Botox is a popular procedure, but a new treatment called Dysport, Marmur said, is also available. Both Botox and Dysport, she said, relax muscles using homeopathic doses of a toxin that temporarily blocks contraction.

Many people, she pointed out, confuse this with filler, which is only to fill wrinkles at rest or to add volume to the cheeks. Dysport, she said, relaxes dynamic wrinkles of expression.

People can have these relaxers placed in the frown lines between the eyes, the neck, the jaw to lift up the corners of the lip, and the eyebrows to give a lift of the upper eyelid.

“We’ve noticed something unexpected with Dysport,” Marmur said. “It seems to change the complexion of the skin too. My patients are ecstatic saying, ‘You’ve given me back my look.'”

Celebrity makeup expert Cynde Watson also appeared on “The Early Show” with ways to fake that perfect skin.

“Believe me,” Watson said, “these celebs that are gracing magazines and red carpets do not all have perfect skin.”

But how can you get the appearance of flawless skin?

Watson shared these four steps:

STEP 1

The first thing Watson said she likes to do is apply a base of foundation before she begins correcting the skin.

“You need a base of something to adhere the corrective makeup to,” she said.

Watson pointed out the difference between a corrector and a concealer. She said a corrector is a concealer with a peachy/pink hue.

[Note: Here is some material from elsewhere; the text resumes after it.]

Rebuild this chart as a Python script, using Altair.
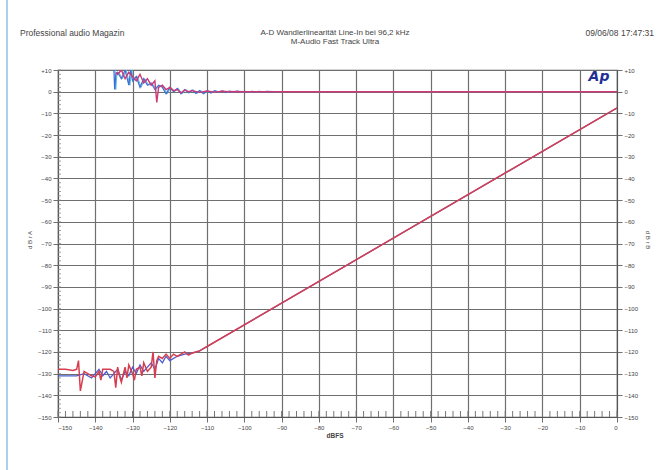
import altair as alt
import pandas as pd

# Level sweep: output level vs. generator level (channels A and B)
lvl_a_x = [-150, -148, -146, -145, -144.5, -144, -143, -142, -141, -140, -139, -138.5,
           -138, -137, -136, -135, -134.5, -134, -133.5, -133, -132, -131.5, -131, -130,
           -129.5, -129, -128, -127.5, -127, -126, -125, -124.5, -124, -123.5, -123, -122,
           -121, -120, -119, -118, -117, -116, -115, -114, -113, -112, -111, -110, 0]
lvl_a_y = [-128, -128, -128.5, -128, -124, -138, -129, -130, -131, -131.5, -129, -133,
           -128, -128, -128, -129, -136.5, -127, -131, -134, -127, -132, -126, -130,
           -133, -128, -127, -131, -125, -129, -127, -120, -132, -124, -122, -123,
           -121, -123, -121, -122, -121, -120, -121.5, -120.5, -120, -119.5, -118.5, -117.5, -7.5]

lvl_b_x = [-150, -147, -145, -143, -141, -140, -139, -138, -137, -136, -135, -134, -133,
           -132, -131, -130, -129, -128, -127, -126, -125, -124, -123, -122, -121, -120,
           -118, -116, -114, -112, -110, 0]
lvl_b_y = [-131, -131, -131, -130, -132, -130, -128, -131, -129, -132, -130, -128, -133,
           -129, -131, -127, -130, -126, -129, -127, -125, -128, -123, -125, -122, -124,
           -122, -121, -120.5, -119.5, -117.5, -7.5]

# Linearity deviation (dB) for channels A and B
dev_a_x = [-134.5, -134, -133, -132, -131, -130, -129, -128, -127, -126, -125, -124,
           -123.5, -123, -122, -121, -120, -119, -118, -117, -116, -115, -114, -112,
           -110, -108, -106, -104, -102, -100, 0]
dev_a_y = [9, 8, 10, 6, 9, 7, 5, 8, 4, 6, 3, 5, -5, 2, 3, 1, 2, 0.5, 1, -0.5, 0.8, 0,
           0.5, -0.3, 0.3, -0.2, 0.2, 0, 0.1, 0, 0]

dev_b_x = [-135, -134.8, -134.5, -134, -133, -132, -131, -130.5, -130, -129, -128, -127,
           -126, -125, -124, -123, -122, -121, -120, -119, -118, -117, -116, -115, -114,
           -113, -112, -111, -110, -109, -108, -107, -106, -105, -104, -103, -102, -101,
           -100, -99, -98, -97, -96, -95, -94, -92, -90]
dev_b_y = [10, 1, 8, 9, 6, 10, 3, 10, 5, 7, 2, 6, 3, 4, 1, 3, 2, -1, 2, 0, 1.5, -1, 1,
           -0.5, 0.8, -0.8, 0.5, -0.9, 0.4, -0.6, 0.5, -0.3, 0.4, -0.4, 0.3, -0.3, 0.3,
           -0.2, 0.2, -0.2, 0.2, -0.1, 0.1, -0.1, 0.1, 0, 0]

x_ticks = list(range(-150, 1, 10))
y_ticks = list(range(-150, 11, 10))
x_minor = list(range(-150, 1, 2))
y_minor = list(range(-150, 11, 2))

W, H = 559, 347
FONT = "Liberation Sans"
INK = "#444444"
GRID = "#6f6f6f"

xs = alt.Scale(domain=[-150, 0], nice=False, zero=False)
ys = alt.Scale(domain=[-150, 10], nice=False, zero=False)

x_axis = alt.Axis(values=x_ticks, grid=True, gridColor=GRID, gridWidth=1.2,
                  tickColor=GRID, tickSize=5, domainColor="#555", labelFontSize=6,
                  labelColor=INK, labelFont=FONT, labelPadding=2, title=None)
lab_expr = "datum.value > 0 ? '+' + datum.label : datum.label"
y_left = alt.Axis(values=y_ticks, orient="left", grid=True, gridColor=GRID, gridWidth=1.2,
                  tickColor=GRID, tickSize=5, domainColor="#555", labelFontSize=6,
                  labelColor=INK, labelFont=FONT, labelExpr=lab_expr, title=None)
y_right = alt.Axis(values=y_ticks, orient="right", grid=False, tickColor=GRID, tickSize=5,
                   domainColor="#555", labelFontSize=6, labelColor=INK, labelFont=FONT,
                   labelExpr=lab_expr, title=None)


def frame(xv, yv, series):
    return pd.DataFrame({"x": xv, "y": yv, "s": series})


def trace(df, color, width, y_axis=None):
    return alt.Chart(df).mark_line(color=color, strokeWidth=width, clip=True).encode(
        x=alt.X("x:Q", scale=xs, axis=x_axis),
        y=alt.Y("y:Q", scale=ys, axis=y_axis),
    )


level_b = trace(frame(lvl_b_x, lvl_b_y, "B"), "#4a5fd0", 1.3, y_left)
level_a = trace(frame(lvl_a_x, lvl_a_y, "A"), "#d63e50", 1.5)
dev_b = trace(frame(dev_b_x, dev_b_y, "B"), "#3b6fd8", 1.2)
dev_b2 = trace(frame([v + 0.3 for v in dev_b_x], dev_b_y, "B"), "#46b6d6", 0.9)
dev_a = trace(frame(dev_a_x, dev_a_y, "A"), "#cc3a78", 1.4, y_right)

minor_x = alt.Chart(pd.DataFrame({"x": x_minor})).mark_rule(
    color="#777", strokeWidth=1).encode(
    x=alt.X("x:Q", scale=xs, axis=x_axis), y=alt.value(H), y2=alt.value(H - 6))
minor_y = alt.Chart(pd.DataFrame({"y": y_minor})).mark_rule(
    color="#888", strokeWidth=0.8).encode(
    y=alt.Y("y:Q", scale=ys, axis=None), x=alt.value(0), x2=alt.value(3))


def label(txt, x, y, size=8, align="left", weight="normal", color=INK, angle=0,
          style="normal", font=FONT):
    return alt.Chart(pd.DataFrame({"t": [txt]})).mark_text(
        align=align, baseline="middle", fontSize=size, fontWeight=weight, color=color,
        angle=angle, font=font, fontStyle=style).encode(
        text="t:N", x=alt.value(x), y=alt.value(y))


texts = [
    label("Professional audio Magazin", -38, -37, size=8.5),
    label("A-D Wandlerlinearität Line-In bei 96,2 kHz", 277, -37, size=8, align="center"),
    label("M-Audio Fast Track Ultra", 277, -28, size=8, align="center"),
    label("09/06/08 17:47:31", 596, -37, size=8.5, align="right"),
    label("d B r A", -28, 170, size=6, align="center", angle=270),
    label("d B r B", 590, 170, size=6, align="center", angle=90),
    label("dBFS", 277, 366, size=6.5, align="center", weight="bold"),
    label("Ap", 541, 7, size=14, align="center", weight="bold", color="#1f2f96",
          style="italic", font="DejaVu Sans"),
]

side = alt.Chart(pd.DataFrame({"v": [0]})).mark_rule(color="#a9d1ee", strokeWidth=2).encode(
    x=alt.value(-51), y=alt.value(-75), y2=alt.value(410))

chart = alt.layer(
    minor_x, minor_y, level_b, level_a, dev_b2, dev_b, dev_a, side, *texts
).resolve_axis(y="independent").properties(
    width=W, height=H,
    autosize=alt.AutoSizeParams(type="none"),
    padding={"left": 58, "top": 70, "right": 48, "bottom": 53},
    background="white",
).configure_view(stroke="#555", strokeWidth=1.2)

chart.save("out.html", embed_options={"renderer": "svg", "actions": False})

She said, “The peachy/pink color helps contrast the blue, green, purple or ruddy tones on the skin common in dark circles, hyperpigmentation/pregnancy mask, age spots/sun spots, acne scars and ruddy/red patches on the skin.”

STEP 2

Using a small concealer brush apply light strokes then tap a corrector directly on the discolored area of your face to balance out your skin tone and avoid making the blemish appear more obvious, Watson said.

Watson said, first apply corrector in discolored areas then layer your foundation or a concealer in the shade of your foundation over the top of the corrector until desired coverage is achieved.

Step 3

Apply a translucent finishing powder to set makeup. It’s important to use a translucent powder because it is invisible and won’t change the shade of your makeup. If you set your makeup with your regular face powder, Watson said, the areas that you used corrector will appear darker.

Step 4

To keep your makeup from melting or disappearing during the day, Watson recommended spritzing on a makeup finishing spray.